Lado a lado, sentemos, os dois de perfil para o ventilador; minhas mãos e as suas não são de ninguém, entendido?; se interesse por mim e pergunte o que eu sei, que eu quero exclamar, no mais puro francês: “comment allez vous”?
De um jeito ou de outro, me tire daqui, pra Pérsia, Sibéria, pro Clube da Chave, pra Marte, Inglaterra, sem couvert, sem couvert.
Está vendo o retrato dos meus 20 anos? De lá para cá, cansaço, pé chato, gordura, calvície fizeram de mim essa coisa ansiosa, insegura e com sono, que pede a você, no auge do manso: não saia esta noite e fique comigo, esperando que o sono me tome e me mate, me salve e me leve, por amor ao teu andar, assim seja…”

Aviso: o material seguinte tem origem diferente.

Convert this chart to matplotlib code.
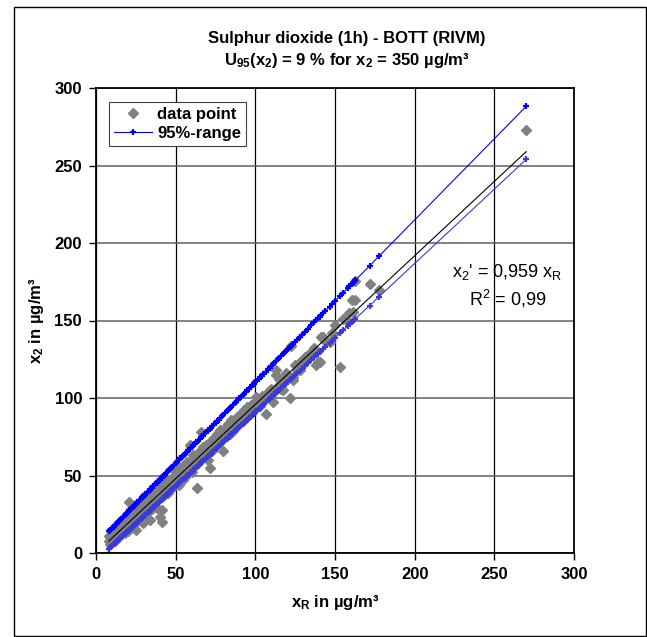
import matplotlib
matplotlib.use("Agg")
import matplotlib.pyplot as plt
import numpy as np
from matplotlib.patches import Rectangle

plt.rcParams['font.family'] = ['Liberation Sans', 'DejaVu Sans']
plt.rcParams['mathtext.fontset'] = 'custom'
plt.rcParams['mathtext.rm'] = 'Liberation Sans'
plt.rcParams['mathtext.it'] = 'Liberation Sans'
plt.rcParams['mathtext.bf'] = 'Liberation Sans:bold'

x_ref = [8, 8, 9, 9, 10, 10, 11, 11, 12, 12, 13, 13, 14, 14, 15, 15, 16, 16, 17, 17,
         18, 18, 19, 19, 20, 20, 20, 21, 21, 21, 22, 22, 23, 23, 24, 24, 25, 25, 25, 26,
         26, 27, 27, 28, 28, 29.6, 29, 30, 30, 30, 31, 31, 32, 32, 33, 33, 33.8, 34, 35, 35,
         36, 36, 37, 37, 38, 38, 38, 39, 39, 40.1, 40, 40, 41.2, 41.2, 42, 42, 42, 43, 43, 44,
         44, 45, 45, 45, 46, 46, 47, 47, 48, 48, 49, 49, 50, 50, 50, 51, 51, 52, 52, 53,
         53, 54.7, 54, 55, 55, 56, 56, 57, 57, 58, 58.9, 58, 60, 60, 61, 62, 63.1, 63, 64, 65,
         66.2, 66, 67, 68, 69, 70.4, 70, 71.4, 72, 73, 74, 75, 76, 77, 78, 79, 80, 81, 82, 83,
         84, 85, 86, 87, 88, 89, 90, 91, 92, 93, 94, 95, 96, 97, 98, 99,
         100, 100.7, 102, 103, 104, 105, 106.5, 108, 109, 110, 111.1, 112, 113.2, 113.2, 114, 115, 116, 117.4, 118, 119,
         120, 121.6, 122.6, 123.6, 123.6, 125, 126, 127.8, 127.8, 129, 131, 133, 135, 137, 138.3, 139.3, 140.4, 141.4, 142.4, 144,
         146.6, 148, 150, 152.9, 155, 158, 159.1, 160.8, 161.2, 162.3, 162.7, 171.7, 177.7, 270]
x_2 = [7.5, 11.0, 6.0, 10.5, 12.0, 8.0, 9.5, 14.0, 11.0, 7.5, 15.5, 12.0, 10.0, 13.5, 17.0, 14.0, 12.5, 16.0, 19.5, 15.0,
       13.0, 18.5, 21.0, 16.0, 14.5, 19.0, 22.5, 18.0, 33.1, 24.0, 17.0, 22.0, 25.0, 20.5, 19.0, 26.5, 14.8, 24.0, 28.0, 22.5,
       29.0, 21.0, 26.0, 30.5, 25.0, 19.2, 28.0, 24.5, 31.5, 27.0, 33.0, 28.5, 26.0, 31.0, 35.0, 30.0, 21.3, 32.5, 28.5, 36.0,
       34.0, 31.0, 38.5, 35.5, 28.8, 33.5, 37.0, 40.5, 36.0, 23.4, 38.0, 42.0, 27.7, 20.2, 40.0, 44.0, 36.5, 42.5, 38.0, 45.5,
       41.0, 39.0, 43.5, 47.0, 44.0, 41.5, 48.0, 45.0, 42.0, 46.5, 50.0, 47.5, 44.5, 48.0, 52.0, 46.0, 53.5, 49.5, 44.0, 55.0,
       51.0, 47.1, 52.5, 50.0, 56.5, 54.0, 49.0, 58.5, 55.0, 51.5, 69.7, 56.0, 52.5, 60.0, 63.0, 56.5, 41.7, 61.5, 58.0, 66.0,
       78.3, 60.5, 68.5, 62.0, 70.0, 60.0, 64.5, 54.6, 72.5, 66.0, 74.0, 69.5, 77.0, 71.0, 79.5, 73.0, 66.0, 80.5, 75.5, 83.0,
       77.0, 85.5, 79.0, 86.0, 81.5, 88.5, 83.0, 90.0, 85.0, 92.5, 87.0, 94.0, 89.5, 95.5, 91.0, 97.0,
       93.0, 100.9, 97.0, 95.0, 101.0, 98.0, 89.5, 104.0, 100.0, 106.0, 97.6, 104.0, 118.0, 114.8, 108.0, 112.0, 106.0, 105.2, 113.0, 116.0,
       112.0, 99.8, 133.5, 111.6, 113.7, 121.0, 118.0, 118.0, 123.4, 124.0, 126.3, 126.7, 130.0, 132.0, 121.3, 123.4, 123.4, 139.5, 139.2, 137.0,
       136.3, 142.0, 147.0, 119.8, 151.0, 150.0, 154.6, 163.2, 155.7, 163.2, 175.7, 173.4, 169.7, 273.0]

slope = 0.959               # regression x2' = 0,959 xR
hi_slope, hi_icpt = 1.047, 5.5    # upper 95% limit
lo_slope, lo_icpt = 0.959, -5.0   # lower 95% limit

xs = np.sort(np.array(x_ref, dtype=float))

fig = plt.figure(figsize=(6.47, 6.37), dpi=100)
ax = fig.add_axes([96 / 647, 1 - 553 / 637, 478 / 647, 465 / 637])

ax.plot(x_ref, x_2, ls='', marker='D', ms=5.5, color='#808080', mec='#808080',
        label='data point', zorder=3)
ax.plot(xs, hi_slope * xs + hi_icpt, color='#0000ff', lw=0.8, marker='+', ms=4.5,
        mew=1.6, label='95%-range', zorder=4)
ax.plot(xs, lo_slope * xs + lo_icpt, color='#3a3ad8', lw=0.8, marker='+', ms=4.5,
        mew=1.6, zorder=4)
ax.plot([xs[0], xs[-1]], [slope * xs[0], slope * xs[-1]], color='black', lw=0.8, zorder=5)

ax.set_xlim(0, 300)
ax.set_ylim(0, 300)
ax.set_xticks(range(0, 301, 50))
ax.set_yticks(range(0, 301, 50))
ax.xaxis.grid(True, color='black', lw=0.9)
ax.yaxis.grid(True, color='#606060', lw=1.1)
ax.set_axisbelow(True)
for s in ax.spines.values():
    s.set_linewidth(1.3)
ax.tick_params(direction='out', length=5, width=1, labelsize=12, pad=5)
for lab in ax.get_xticklabels() + ax.get_yticklabels():
    lab.set_fontweight('bold')

ax.set_xlabel(r'$\mathbf{x_R}$ in µg/m³', fontsize=12, fontweight='bold', labelpad=8)
ax.set_ylabel(r'$\mathbf{x_2}$ in µg/m³', fontsize=12, fontweight='bold', labelpad=6)

fig.text(0.536, 1 - 38 / 637, 'Sulphur dioxide (1h) - BOTT (RIVM)', ha='center', va='center',
         fontsize=12, fontweight='bold')
fig.text(0.536, 1 - 60 / 637, r'$\mathbf{U_{95}(x_2)}$ = 9 % for $\mathbf{x_2}$ = 350 µg/m³',
         ha='center', va='center', fontsize=12, fontweight='bold')

ax.text(0.86, 0.605, r"x$_2$' = 0,959 x$_\mathrm{R}$", transform=ax.transAxes,
        ha='center', va='center', fontsize=13)
ax.text(0.862, 0.546, r"R$^2$ = 0,99", transform=ax.transAxes,
        ha='center', va='center', fontsize=13)

leg = ax.legend(loc='upper left', bbox_to_anchor=(0.02, 0.978), fancybox=False,
                edgecolor='#404040', framealpha=1, prop={'weight': 'bold', 'size': 12},
                handlelength=2.3, borderpad=0.3, labelspacing=0.25, handletextpad=0.3,
                borderaxespad=0.2)
leg.get_frame().set_linewidth(0.8)

fig.patches.append(Rectangle((13.5 / 647, 1 - 635.5 / 637), 632 / 647, 628.5 / 637,
                             transform=fig.transFigure, fill=False, lw=1, ec='black'))

fig.savefig('out.png', dpi=100)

Nota do blog: Quem quiser ouvir alguns trechos do trabalho de Clara e Paulo interpretando Antonio Maria e Dolores Duran, acesse o Youtube, escrevendo “Brasileiro Profissão Esperança”.
Lá tem alguns vídeos reveladores.
É gostoso.
Nilson
20 de dezembro de 2012 - 18:29Caro Hiroshi,
Essas crônicas musicais valorizam demais teu blog.
Confesso que essa abordagem é muito valiosa.
Meus vinis estão apodrecendo esquecidos.
Preciso comprar um treco desses, caso contrário não vou ter esse prazer que você experimenta.
Grande abraço.
Nilson.
Nilson, compre o player. É excelente, além de potencializar seu arquivo de vinil. Abs. Feliz Natal.
Jonatas Sousa
20 de dezembro de 2012 - 13:41Adoro.Clara Nunes….
Pra mim foi uma DAS MELHORES ARTISTAS QUE O BRASIL JÁ TEVE!
Leticia Juka
20 de dezembro de 2012 - 10:41Nossa adorei, esse aparelho e realmente completo e uma otima opçao para quem, assim como eu, possuem varios discos de vinis, mas nao temos como ouvi-los. Confesso que fiquei com uma inveja branca Iroshy de voces que ja tem essa “Eletrola” modernissssima.
Abraço.
Wanderley Mota
19 de dezembro de 2012 - 17:16Antes de você se desfazer de algumas de suas preciosidades,me presenteou com uma coletânea em vinil da “Philips” que continha algumas raridades como:Chico,Caetano,Gil,Gal entre outros, lembra???
Wandeco, não vou me desfazer mais, não! Vou é voltar a comprar, onde estiver disponível, novos vinis – até de colecionadores. E quase toda essa turma que você cita, estão na Casa da Cultura, doados por mim. Abraço, irmão.